In 1841, Brower teamed up with banjoist Dan Emmett, who had been playing banjo in the circus orchestra. Brower took up the playing of the bones, making him one of the earliest to marry the instrument with blackface theater. The following season, Brower and Emmett toured with Raymond and Waring's Circus. The duo became well known, and Brower earned a reputation as a first-tier dancer. Brower's introduction of acrobatic leaps to the stage caught on with other blackface performers. His act was well enough known that Master Juba (William Henry Lane) did an impression of Brower dancing (an 1845 playbill for the Ethiopian Minstrels, with whom Juba was touring, lists Brower as the fifth ranked dancer in Juba's show).

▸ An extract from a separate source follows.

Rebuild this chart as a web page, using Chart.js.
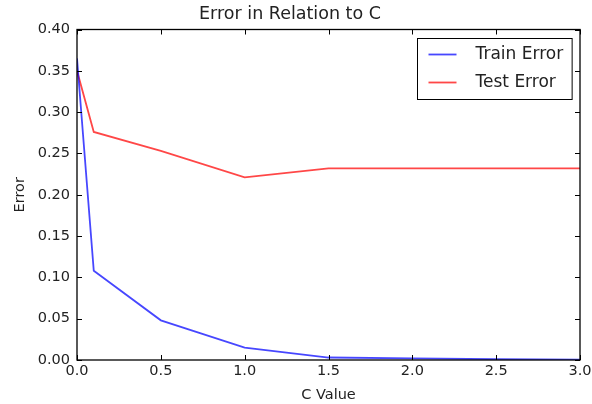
<!DOCTYPE html>
<html>
<head>
<meta charset="utf-8">
<script src="https://cdn.jsdelivr.net/npm/chart.js@4"></script>
<style>
  html, body { margin: 0; padding: 0; background: #fff; }
  #wrap { width: 592px; height: 404px; }
</style>
</head>
<body>
<div id="wrap"><canvas id="errChart" width="592" height="404"></canvas></div>
<script>
// values
const cValues = [0, 0.1, 0.5, 1.0, 1.5, 2.0, 2.5, 3.0];
const trainError = [0.365, 0.108, 0.048, 0.015, 0.003, 0.002, 0.001, 0.0005];
const testError = [0.35, 0.276, 0.253, 0.221, 0.232, 0.232, 0.232, 0.232];
const xTicks = [0, 0.5, 1.0, 1.5, 2.0, 2.5, 3.0];
const yTicks = [0, 0.05, 0.10, 0.15, 0.20, 0.25, 0.30, 0.35, 0.40];

const FONT = "'DejaVu Sans', sans-serif";
const TEXT = "#222";

// matplotlib style frame with inward ticks on all four sides
const framePlugin = {
    id: "frame",
    afterDatasetsDraw(chart) {
        const { ctx, chartArea: a, scales } = chart;
        ctx.save();
        ctx.strokeStyle = "#000";
        ctx.lineWidth = 1;
        ctx.beginPath();
        xTicks.forEach(v => {
            let x = Math.round(scales.x.getPixelForValue(v)) + 0.5;
            ctx.moveTo(x, a.bottom); ctx.lineTo(x, a.bottom - 5);
            ctx.moveTo(x, a.top); ctx.lineTo(x, a.top + 5);
        });
        yTicks.forEach(v => {
            let y = Math.round(scales.y.getPixelForValue(v)) + 0.5;
            ctx.moveTo(a.left, y); ctx.lineTo(a.left + 5, y);
            ctx.moveTo(a.right, y); ctx.lineTo(a.right - 5, y);
        });
        ctx.stroke();
        ctx.lineWidth = 1.3;
        ctx.strokeRect(a.left, a.top, a.right - a.left, a.bottom - a.top);
        ctx.restore();
    }
};

// legend box drawn inside the plot, upper right
const legendPlugin = {
    id: "innerLegend",
    afterDraw(chart) {
        const { ctx, chartArea: a } = chart;
        const sets = chart.data.datasets;
        ctx.save();
        ctx.font = "17px " + FONT;
        let textW = Math.max(...sets.map(d => ctx.measureText(d.label).width));
        let w = 58 + textW + 9, h = 61;
        let left = Math.round(a.right - 8 - w) + 0.5, top = Math.round(a.top + 8) + 0.5;
        ctx.fillStyle = "#fff";
        ctx.fillRect(left, top, w, h);
        ctx.strokeStyle = "#000";
        ctx.lineWidth = 1;
        ctx.strokeRect(left, top, w, h);
        sets.forEach((d, i) => {
            let y = top + 16 + i * 28;
            ctx.strokeStyle = d.borderColor;
            ctx.lineWidth = d.borderWidth;
            ctx.beginPath();
            ctx.moveTo(left + 11, y); ctx.lineTo(left + 39, y);
            ctx.stroke();
            ctx.fillStyle = TEXT;
            ctx.textBaseline = "middle";
            ctx.fillText(d.label, left + 58, y);
        });
        ctx.restore();
    }
};

const chart = new Chart(document.getElementById("errChart"), {
    type: "line",
    data: {
        datasets: [
            {
                label: "Train Error",
                data: cValues.map((c, i) => ({ x: c, y: trainError[i] })),
                borderColor: "rgba(0, 0, 255, 0.72)",
                borderWidth: 1.8,
                pointRadius: 0,
                tension: 0
            },
            {
                label: "Test Error",
                data: cValues.map((c, i) => ({ x: c, y: testError[i] })),
                borderColor: "rgba(255, 0, 0, 0.72)",
                borderWidth: 1.8,
                pointRadius: 0,
                tension: 0
            }
        ]
    },
    options: {
        responsive: false,
        animation: false,
        layout: { padding: { left: 0, right: 12, top: 0, bottom: 0 } },
        plugins: {
            legend: { display: false },
            tooltip: { enabled: false },
            title: {
                display: true,
                text: "Error in Relation to C",
                color: TEXT,
                font: { family: FONT, size: 17.5, weight: "normal" },
                padding: { top: 4, bottom: 4.5 }
            }
        },
        scales: {
            x: {
                type: "linear",
                min: 0,
                max: 3,
                afterBuildTicks: s => { s.ticks = xTicks.map(v => ({ value: v })); },
                afterFit: s => { s.height = 44; s.paddingRight = 0; s.paddingLeft = 0; },
                grid: { display: false, drawTicks: false },
                border: { display: false },
                ticks: {
                    color: TEXT,
                    padding: 3,
                    maxRotation: 0,
                    font: { family: FONT, size: 14.5 },
                    callback: v => v.toFixed(1)
                },
                title: {
                    display: true,
                    text: "C Value",
                    color: TEXT,
                    padding: { top: 0, bottom: 0 },
                    font: { family: FONT, size: 14.5 }
                }
            },
            y: {
                min: 0,
                max: 0.4,
                afterBuildTicks: s => { s.ticks = yTicks.map(v => ({ value: v })); },
                afterFit: s => { s.width = 77; },
                grid: { display: false, drawTicks: false },
                border: { display: false },
                ticks: {
                    color: TEXT,
                    padding: 7,
                    font: { family: FONT, size: 14.5 },
                    callback: v => v.toFixed(2)
                },
                title: {
                    display: true,
                    text: "Error",
                    color: TEXT,
                    padding: { top: 12, bottom: 0 },
                    font: { family: FONT, size: 14.5 }
                }
            }
        }
    },
    plugins: [framePlugin, legendPlugin]
});
</script>
</body>
</html>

In November 1842, Brower and Emmett moved their act to New York City. They played a variety house called the Franklin Theatre in Chatham Square and added a young dancer named Pierce to the act. Emmett likely played banjo as Brower and Pierce danced. All three likely sang. The New York Herald on December 4, 1842 called Brower "the perfect representation of the Southern Negro characters". By mid-December, Brower quit the trio, but he and Emmett had reteamed by January 1 in a show billed as "Negro Holiday Sports in Carolina and Virginia".

==The Virginia Minstrels==
That same month, Brower and Emmett were out of work. They joined two other blackface performers—Richard Pelham, and Billy Whitlock—to form the Virginia Minstrels, the first group of blackface performers to put on a full minstrel show. Brower took the role of one of the minstrel endmen and played the bones. His performance style was characterized by wild poses and antics while he played, and he and fellow endman Dick Pelham, the featured dancers, broke into "Virginia Breakdown" dances. Brower wrote some songs for the troupe, including "Old Joe" in 1844; he did a stump speech called "Definition of the Bankrupt Laws".

==Later career==
When the Virginia Minstrels broke up in 1843, Brower and banjoist Joel Sweeney joined Cooke's Royal Circus. He and Emmett eventually returned to the United States, arriving on October 7, 1844. They found two more blackface performers and formed a new band, playing at the Lyceum Hall in Salem, Massachusetts, on October 23. The group traveled to Boston and played the Melodeon as the "Legitimate Ethiopian Band". Emmett and Brower toured together on and off into 1846. In 1851, Brower went to England and performed as a clown in Welch's Circus Company.

In 1854, Brower took the role of Uncle Tom in the Bowery Theatre's Tom show staging of Uncle Tom's Cabin (a role vacated by Thomas D. Rice). The production, dubbed "Happy Uncle Tom" featured Brower as a deaf Uncle Tom and relied on broad humor about deafness for its appeal. Brower also performed a banjo song and jig during the show. Brower briefly returned to minstrelsy in the late 1850s when several companies introduced a nostalgic program derived from minstrelsy's early years. For example, in January 1859, he joined Sanford's Opera Troupe in Philadelphia for a two-week engagement during which he did his "original Tom Dance and Reel". The Sanfords gave him a benefit in October 1855. "Uncle Frank" Brower retired from show business in 1867 after breaking his leg. He spent his final years running a saloon. Brower died in Philadelphia, Pennsylvania, on June 4, 1874, after an illness lasting two months.